Summary of the results: The system was downloaded by 189 participants and used by 143 of them (76%). Median age was 38 years (IQR 16), and 134 (71%) were male. Mean duration of travel was 19 days (+/-9SD). During the Games the highest accumulated incidence observed was for headache: 6.06% cough: 5.30% and conjunctivitis: 3.03%. The incidence rate of cough during the Olympic Games was 1.1% per day per person, followed by headache 0.8% and 0.4% conjunctivitis or diarrhea. In our cohort we observed that non-athletes experienced more incidence of symptoms, except for incidence of cough which was the same in the two groups (1.1%). No participants reported symptoms fulfilling Zika definition case.

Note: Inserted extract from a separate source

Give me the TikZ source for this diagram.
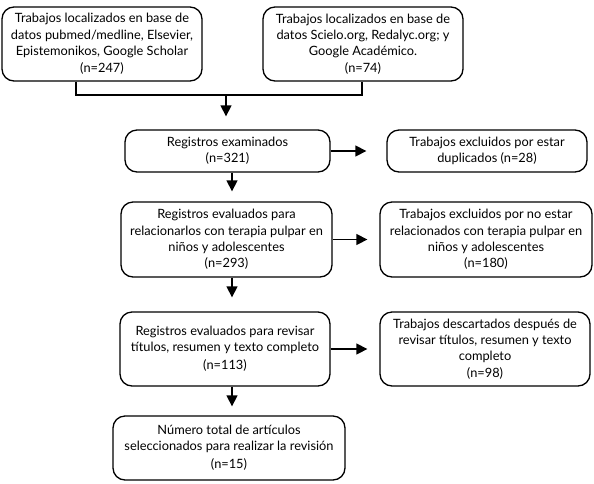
\documentclass[tikz,border=0pt]{standalone}
\usepackage{fontspec}
\setmainfont{Lato}
\usetikzlibrary{arrows.meta}
\begin{document}
\begin{tikzpicture}[x=1pt,y=-1pt,
  box/.style={draw,line width=1.3pt,rounded corners=12pt,align=center,inner sep=1pt,
    font=\fontsize{12.8}{16.2}\selectfont},
  arr/.style={line width=1.3pt,-{Triangle[length=11pt,width=11pt]}},
  ln/.style={line width=1.3pt}]
\useasboundingbox (0,0) rectangle (594,483);
\node[box,minimum width=200pt,minimum height=74pt] (b1) at (102,44)
  {Trabajos localizados en base de\\datos pubmed/medline, Elsevier,\\Epistemonikos, Google Scholar\\[1pt](n=247)};
\node[box,minimum width=200pt,minimum height=74pt] (b2) at (363,44)
  {Trabajos localizados en base de\\datos Scielo.org, Redalyc.org; y\\Google Académico.\\(n=74)};
\node[box,minimum width=205pt,minimum height=42pt] (b3) at (227.5,151)
  {Registros examinados\\(n=321)};
\node[box,minimum width=200pt,minimum height=42pt] (b4) at (487,151)
  {Trabajos excluidos por estar\\duplicados (n=28)};
\node[box,minimum width=211pt,minimum height=75pt] (b5) at (226.5,239.5)
  {Registros evaluados para\\relacionarlos con terapia pulpar en\\niños y adolescentes\\(n=293)};
\node[box,minimum width=212pt,minimum height=75pt] (b6) at (486,239.5)
  {Trabajos excluidos por no estar\\relacionados con terapia pulpar en\\niños y adolescentes\\(n=180)};
\node[box,minimum width=210pt,minimum height=74pt] (b7) at (225,349)
  {Registros evaluados para revisar\\títulos, resumen y texto completo\\[2pt](n=113)};
\node[box,minimum width=210pt,minimum height=74pt] (b8) at (485,349)
  {Trabajos descartados después de\\revisar títulos, resumen y texto\\completo\\(n=98)};
\node[box,minimum width=232pt,minimum height=64pt] (b9) at (229,448)
  {Número total de artículos\\seleccionados para realizar la revisión\\[2pt](n=15)};
\coordinate (j1) at (76,95);
\coordinate (j2) at (362,95);
\coordinate (jm) at (226,95);
\coordinate (col) at (232,0);
\draw[ln] (b1.south -| j1) -- (j1) -- (j2) -- (b2.south -| j2);
\draw[arr,shorten >=13pt] (jm) -- (b3.north -| jm);
\draw[arr,shorten >=20pt] (b3.east) -- (b4.west);
\draw[arr,shorten >=10pt] (b3.south -| col) -- (b5.north -| col);
\draw[arr,shorten >=12pt] (b5.east) -- (b6.west);
\draw[arr,shorten >=14pt] (b5.south -| col) -- (b7.north -| col);
\draw[arr,shorten >=12pt] (b7.east) -- (b8.west);
\draw[arr,shorten >=9pt] (b7.south -| col) -- (b9.north -| col);
\end{tikzpicture}
\end{document}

Conclusion: Our system did not find cases fulfilling Zika definition amongst participants of the SOD during the Games, consistent with limited cases of Zika in Rio during the Games. The app showed good usability and the web based monitoring platform allowed to manage infectious cases in real-time. The overall system has proven to serve as a real-time surveillance platform for detecting symptoms that could be present in tropical imported diseases, especially arboviral diseases, contributing to the preparedness for the introduction of vector borne-diseases in non-endemic countries.

Publication types

  • Research Support, Non-U.S. Gov't

MeSH terms

  • Brazil
  • Disease Outbreaks*
  • Female
  • Humans
  • Incidence
  • Internet
  • Male
  • Population Surveillance
  • Spain
  • Travel*
  • Travel-Related Illness*
  • Tropical Medicine
  • Zika Virus Infection / epidemiology*
  • Zika Virus Infection / virology*
  • Zika Virus*

Grants and funding

The Project was financed by fundings from Fundació La Caixa and Spanish Olympic Committe to develop it. The funders had no role in study design, data collection and analysis, decision to publish or preparation of the manuscript.